The United States installed 4,751 megawatts (MW) of solar photovoltaics (PV) in 2013, a 41% increase over 2012. That was enough to contribute 29 percent of all new electricity capacity installed in the United States last year, second only to natural gas.
While solar is growing fast in America, there are dark clouds on the horizon for the distributed or rooftop PV industry, according to Dan Reicher, an energy finance and policy expert and professor at Stanford Law School and executive director of the Steyer-Taylor Center for Energy Policy and Finance.
Speaking at the MIT Energy Conference in Cambridge, Massachusetts on February 21st, Reicher said that while solar has been booming in the United States, four challenges might dim PV's prospects.
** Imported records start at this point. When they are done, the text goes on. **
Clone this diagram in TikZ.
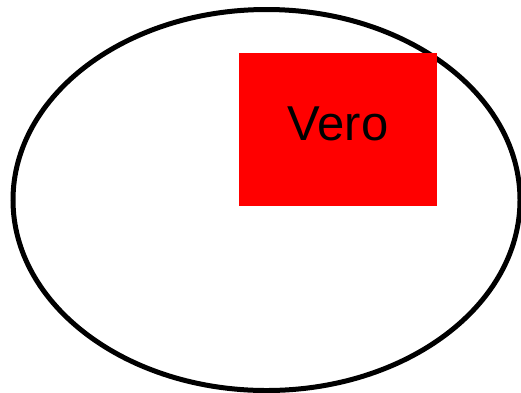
\documentclass[tikz,border=0pt]{standalone}
\usepackage{fontspec}
\setmainfont{Liberation Sans}
\usepackage{tikz}
\usetikzlibrary{shapes.geometric}
\definecolor{verored}{RGB}{255,0,0}

\begin{document}
\begin{tikzpicture}[
    x=1pt, y=-1pt,
    field/.style={draw, ellipse, line width=5pt, inner sep=0pt,
                  minimum width=507pt, minimum height=381pt},
    block/.style={fill=verored, inner sep=0pt,
                  minimum width=198pt, minimum height=153pt,
                  font=\fontsize{49}{49}\selectfont,
                  text height=35pt, text depth=13pt},
]
    \useasboundingbox (0,0) rectangle (521,392);
    \node[field] (world) at (266.5,200) {};
    \node[block] (vero) at (338,129.5) {Vero};
\end{tikzpicture}
\end{document}
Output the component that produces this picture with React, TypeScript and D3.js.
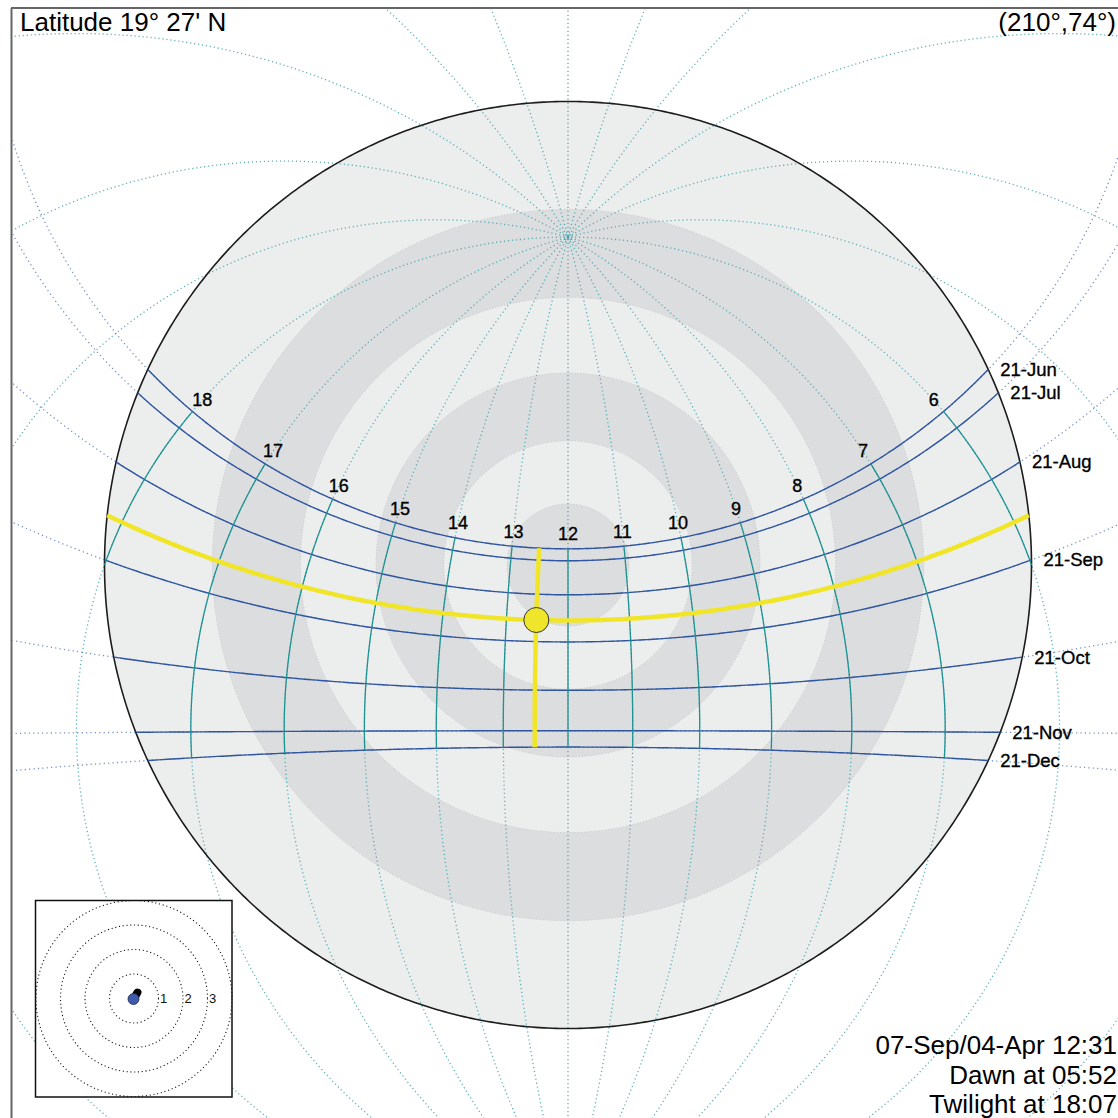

Four dark clouds on the PV horizon
First, the federal investment tax credit (ITC) for solar projects is worth 30 percent of eligible project costs, providing a critical boost to the industry.
In 2017, that tax credit is scheduled to phase-out for residential taxpayers and revert to a 10 percent permanent investment credit for businesses.
Unless solar project costs continue to fall, the phase-down of the ITC could take the wind out of solar's sails.
Second, state renewable portfolio standards (RPSs), which obligate utilities to purchase renewable energy, have been the other major policy incentive for solar installations. A "carve-out" in the New Jersey RPS, for example, has created a special market and turned the Garden State into the second largest solar market in the United States.
Source: U.S. Energy Information Administration
Yet thanks in large part to solar's recent success, utilities are getting close to filling their obligations for renewable energy purchases, Reicher warns. Once RPS markets "fill up," solar PV will lose the important market pull these policies have historically offered.
Reicher doesn't see too many states increasing the obligations on utilities. Recent efforts to roll back state RPS policies sponsored by the conservative American Legislative Exchange Council (ALEC) and the Heartland Institute have mostly failed, Reicher says, but they may have succeeded in stalemating efforts to further expand RPS targets.
Third, while solar module costs have plummeted in recent years, falling by 60 percent from 2011 to 2013 alone, those rapid declines may not continue, Reicher says.
As Chinese manufacturers clear out their oversupply and market demand picks up again, solar module prices will rebound somewhat, Reicher believes.
Whether or not technological innovation or economies of scale can continue to drive down PV costs is an open question.
Market analysts at GTM Research see further PV module cost reductions ahead, but at a far more modest pace than in recent years. In a June 2013 report, GTM projects “best in class” PV module costs will continue to decline somewhat, dropping from about $0.47/Watt in 2013 to $0.36/Watt by 2017, a further decline of 23 percent.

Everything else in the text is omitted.